I would be lying if I said that Joel’s “Allentown” did not factor into my interest in the Lehigh Valley during my college search. Joel is clearly a talented musician and composer (I mean, he’s The Piano Man), but I have always thought of him first and foremost as a storyteller — a label perfectly shown in this song.
Describing a generational gap that coincided with the decline of the steel manufacturing industry in Bethlehem, Pennsylvania, Joel sings “Well, we’re waiting here in Allentown/For the Pennsylvania we never found/For the promises our teachers gave/If we worked hard, if we behaved.” The song explores themes of disillusionment with the American Dream, a broken cycle of hope and the romanticization of their parents’ lives. It comes together with a musicality taking inspiration from the repetitiveness of life and drawing attention to the dreariness of post-modern suburbia, topped off with an upbeat sound, a steam whistle, clanking metal and chugging vocals.
“Goodnight Saigon” is a seven-minute-long representation of the U.S. Marine experience during the Vietnam War, inspired by Joel’s friends. This song feels very nostalgic to me: I love how simple the track begins before growing into a full production, backed by more singers. His vocals fall somewhere between a rock song and a campfire song, giving the feeling of an intimate recap of a soldier’s time in the war as he asks “Who was wrong?/Who was right?/It didn’t matter in the thick of the fight.”
Revisiting “The Nylon Curtain,” I realized how closely it aligns with senior-year anxieties. Joel, who never attended college and was 33 years old at the time of the album’s release, stands at a crossroads. He is not only scared of where he is in life, but of the world he exists in — something that feels familiar knowing you have just one year in between college and the rest of your life.
Joel feels an overwhelming sense of responsibility to do the right thing, but cannot seem to figure out how to do it.
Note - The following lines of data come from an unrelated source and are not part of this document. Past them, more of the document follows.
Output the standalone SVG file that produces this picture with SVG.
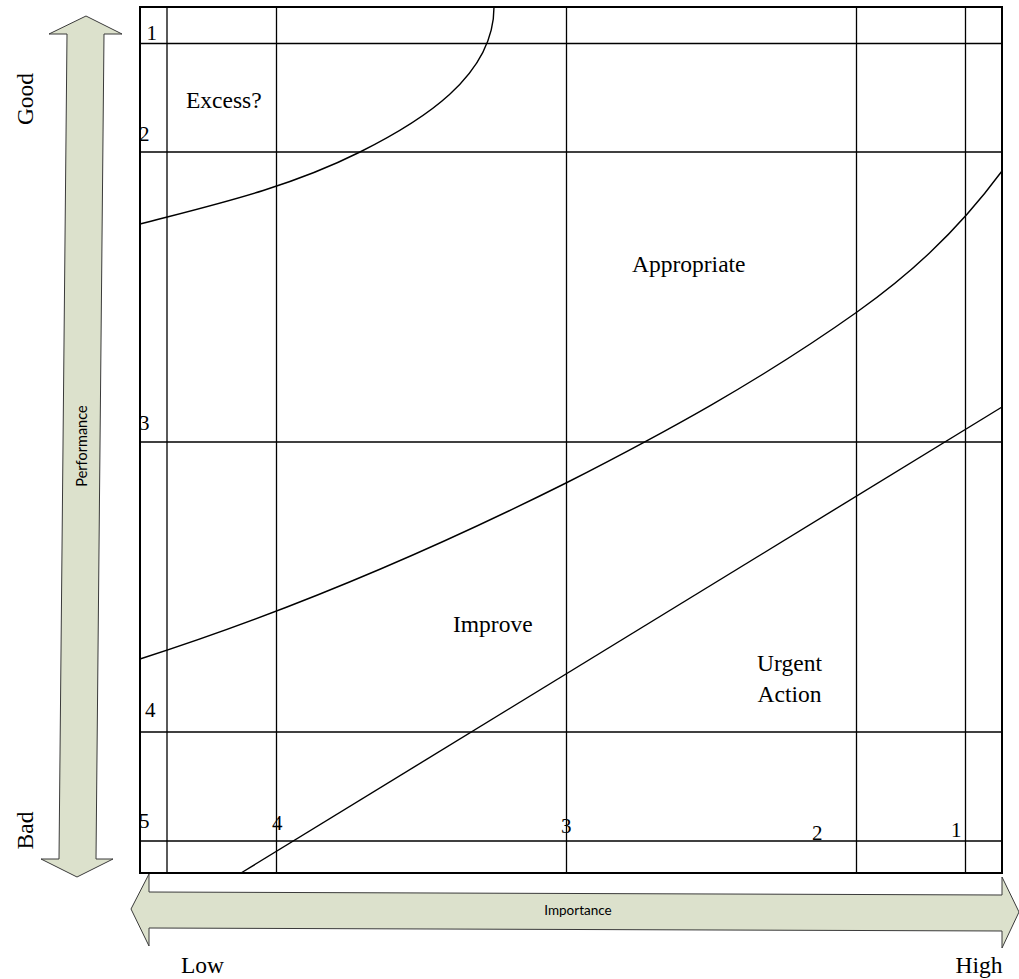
<svg xmlns="http://www.w3.org/2000/svg" width="1019" height="979" viewBox="0 0 1019 979">
<style>
.grid{stroke:#000;stroke-width:1.3;fill:none}
.frame{stroke:#000;stroke-width:2;fill:none}
.curve{stroke:#000;stroke-width:1.4;fill:none}
.arrow{fill:#DCE1CC;stroke:#3a3a3a;stroke-width:1}
.lbl{font-family:"Liberation Serif","Times New Roman",serif;font-size:23.5px;fill:#000}
.num{font-family:"Liberation Serif","Times New Roman",serif;font-size:21px;fill:#000}
.axis{font-family:Lato,"Open Sans",sans-serif;font-size:13.5px;fill:#000}
</style>
<rect width="1019" height="979" fill="#fff"/>
<g id="perf-arrow">
<polygon class="arrow" points="86,16 122,34 104,34 96,859 113,859 77,877 41,859 59,859 67,34 49,34"/>
<text class="axis" style="font-size:14.5px" text-anchor="middle" transform="translate(86.5,446) rotate(-90)">Performance</text>
</g>
<g id="imp-arrow">
<polygon class="arrow" points="131,909 149,874 149,892 1002,895 1002,877 1019,912 1002,948 1002,931 149,928 149,946"/>
<text class="axis" text-anchor="middle" x="578" y="915">Importance</text>
</g>
<g id="grid">
<line class="grid" x1="167" y1="7" x2="167" y2="873"/>
<line class="grid" x1="276.5" y1="7" x2="276.5" y2="873"/>
<line class="grid" x1="566.5" y1="7" x2="566.5" y2="873"/>
<line class="grid" x1="856.5" y1="7" x2="856.5" y2="873"/>
<line class="grid" x1="965.5" y1="7" x2="965.5" y2="873"/>
<line class="grid" x1="140" y1="43.5" x2="1002" y2="43.5"/>
<line class="grid" x1="140" y1="152" x2="1002" y2="152"/>
<line class="grid" x1="140" y1="442" x2="1002" y2="442"/>
<line class="grid" x1="140" y1="732" x2="1002" y2="732"/>
<line class="grid" x1="140" y1="841" x2="1002" y2="841"/>
<rect class="frame" x="140" y="7" width="862" height="866"/>
</g>
<g id="connectors">
<path class="curve" d="M140,224 C213,205 287,188.5 360,152 C420,122 494,77 494,7"/>
<path class="curve" d="M140,659 C282,613.6 424,554 566,483 C663,433.5 760,380.9 857,312 C905,277.9 954,235.8 1002,171"/>
<line class="curve" x1="241" y1="873" x2="1002" y2="407"/>
</g>
<g id="labels">
<text class="lbl" x="186" y="108">Excess?</text>
<text class="lbl" x="632" y="272">Appropriate</text>
<text class="lbl" x="453" y="632">Improve</text>
<text class="lbl" x="789.5" y="671" text-anchor="middle">Urgent</text>
<text class="lbl" x="789.5" y="702" text-anchor="middle">Action</text>
<text class="lbl" text-anchor="middle" transform="translate(33,99) rotate(-90)">Good</text>
<text class="lbl" text-anchor="middle" transform="translate(33,830.5) rotate(-90)">Bad</text>
<text class="lbl" x="202.5" y="973" text-anchor="middle">Low</text>
<text class="lbl" x="979" y="973" text-anchor="middle">High</text>
</g>
<g id="numbers">
<text class="num" x="146.5" y="40">1</text>
<text class="num" x="139" y="141">2</text>
<text class="num" x="139" y="430">3</text>
<text class="num" x="145" y="717">4</text>
<text class="num" x="139" y="828">5</text>
<text class="num" x="272" y="830">4</text>
<text class="num" x="561" y="833">3</text>
<text class="num" x="812" y="840">2</text>
<text class="num" x="951" y="837">1</text>
</g>
</svg>
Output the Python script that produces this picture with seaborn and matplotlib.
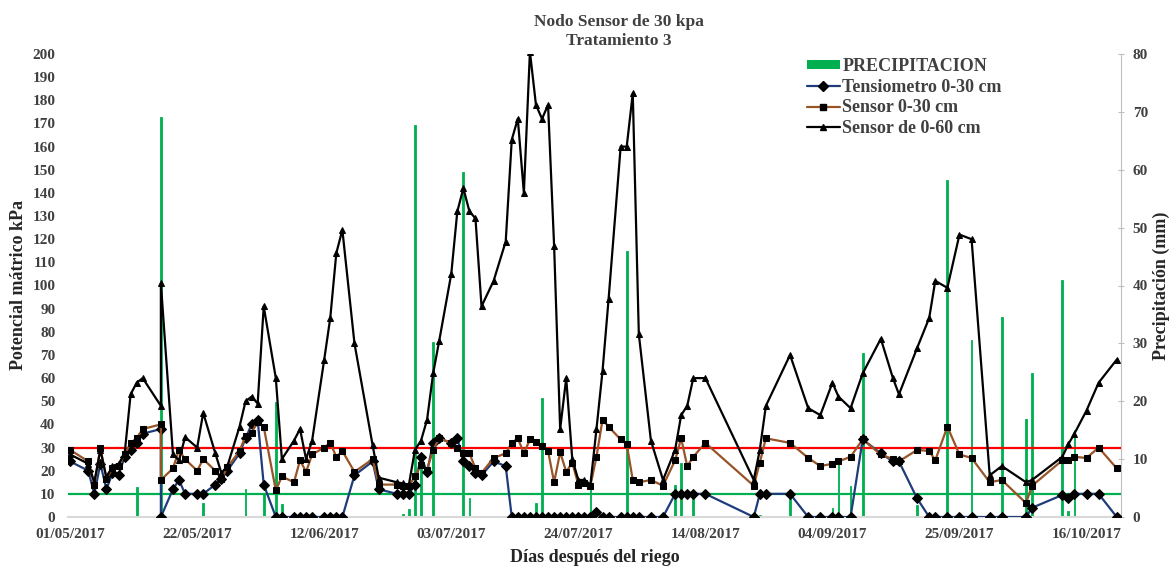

He asks “Who could say/What was left and where was right?” He emphasizes the cyclic nature of people letting each other down and the fickleness of fate, saying that it should not surprise you because “the sins of the fathers/are the sins of the sons.” He keeps a fast, strong tempo throughout the album, mirroring his growing anxieties that pour into the slower, more somber final song “Where’s the Orchestra?” where he muses “I assumed that the show would have a song/So I was wrong” as a metaphor for adult life not being as grand and easy to navigate as he once believed.
I do not think “The Nylon Curtain” solves any of these problems, nor does it try to. “Where’s the Orchestra?” ends with the same melody as the album’s opener, “Allentown,” bringing us right back into the cycle. Joel emphasizes the shared experience of not knowing what to do with your life and, through this open acknowledgment, ultimately relieves that pressure. As he writes, “We would all go down together.”